Magnífico policial, como un juego de ajedrez
La sutil debilidad del rey
Nuestra opinión: muy buena
Dramaturgia, dirección: Rubén Mosquera. Intérpretes: Matías Alarcón, Mario Campodónico, Gastón Chamorro, Martín Di Paola, Víctor Frisardi, Hilario Laffitte, Ariel Li Gotti, Nanda Mcroy, Justina Ovejero. Escenografía y vestuario: Vanesa Abramovich. Sala: Teatro del Pasillo. Funciones: viernes, a las 21.

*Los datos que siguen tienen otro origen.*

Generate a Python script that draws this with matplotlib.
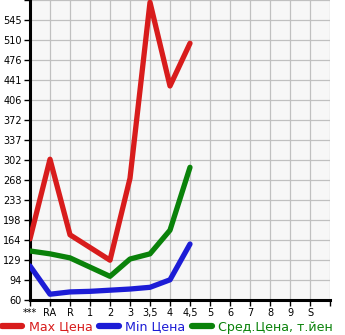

En la sala de espera advierten de un asesinato. Las ropas de los posibles sospechosos están dispuestas para ser probadas. Las hipótesis sobre quién pudo ser el asesino no tienen ningún asidero porque faltan piezas. Todas las sospechas se desvanecen en aire. Mientras los espectadores se ubican en los asientos se puede observar a alguien desparramado en el escenario: la muerte lo encontró en una posición incómoda.
La sutil debilidad del rey consiste en reconstruir las circunstancias y las causas, tal vez, de la mencionada muerte. ¿Un policial más? En realidad es un interesantísimo trabajo sobre el lenguaje. Es verdad que la trama es policial. Al fin y al cabo, hay un detective y su ayudante, intentando descubrir al homicida. Sin embargo es, a la vez, un tablero de juego. Aclaremos: el acontecimiento escénico remeda un juego reglado. Como todas las reglas son arbitrarias, convencionales y se respetan hasta las últimas consecuencias. Y por supuesto, solo responden a sí mismas.
El escenario/tablero presenta las piezas. Las distribuye de un modo o de otro. Propone modos diversos de batallas, de movidas, de razones. Los protagonistas tienen un vínculo entre sí. Mejor dicho, dos: todos viven en un mismo edificio, son jugadores de ajedrez que se muestran orgullosos de su propio juego. Un conjunto finito de jugadores que compiten entre sí.
En tanto lo que son, los personajes construidos cumplen con sus roles a rajatabla. La pieza propone una ética para sus comportamientos. No hay modo de no responder al código que los rige. Se lo autoimponen. Si prometen algo lo cumplen. Si pierden pagan. La regla que está por encima es la ley del juego. La propuesta es profundamente coherente consigo misma ¿hasta el final? Eso lo sabrán los espectadores que la vean.
De todos ellos, parece que hay uno que es un tanto superior en el ajedrez: el muerto. El uso del presente no es un error. La puesta propone ciertas reconstrucciones y en la vuelta atrás en el tiempo, el jugador se presenta vivo. La materialidad escénica permite la reiteración de las jugadas. Con un doble anclaje en el pasado: por un lado, una trayectoria diferente (un cambio en los rasgos de un personaje articula un recorrido diverso, generoso o egoísta, amable o irascible, y como el conjunto se constituye en una constelación, el giro de uno determina el resto de las vinculaciones, que a su vez, inciden en los movimientos de los otros) pero además, quedan los ecos de las voces ya escuchadas, que se inscriben sobre el momento percibido por los espectadores, decires que vienen de un tiempo inmediatamente anterior.
Como un tablero en el que se proyectan las múltiples jugadas se puede observar qué sucede si se mueve una pieza u otra para ver las estrategias y consecuencias. Nada será definitivo. Las hipótesis compiten por el triunfo del verosímil.
Una propuesta brillante, irónica, entretenida. Con el entretenimiento que provoca la puesta en juego de la inteligencia en la dramaturgia y en la dirección de Rubén Mosquera. Y que lleva la arbitrariedad al punto máximo: el personaje que muere se dispone a jugar una partida de ajedrez con el mismísimo Dios. Ese juego es la coartada de todos los vecinos: el supremo no acepta una derrota. Una serie de cosas que no serán dichas porque es necesario guardar la dosis mínima de suspenso, hacen de esta pieza un entramado flexible que permite múltiples lecturas: literales y metafóricas. Es interesante observar cómo se regulan los movimientos respetando códigos, reproduciendo roles, inhibiendo o aceptando maneras de desplazarse.
Los protagonistas ficcionales proponen una solución al enigma. Pero ya se sabe, el juego puede volver a empezar, una nueva apertura, nuevas estrategias, discursos renovados, o tal vez, la solución del narrador borgiano "solo eran falsas las circunstancias, la hora y uno o dos nombres propios". La cita a Borges no es azarosa, al fin y al cabo, él también propone un demiurgo que mueve a los hombres como si fueran piezas de algún ajedrez.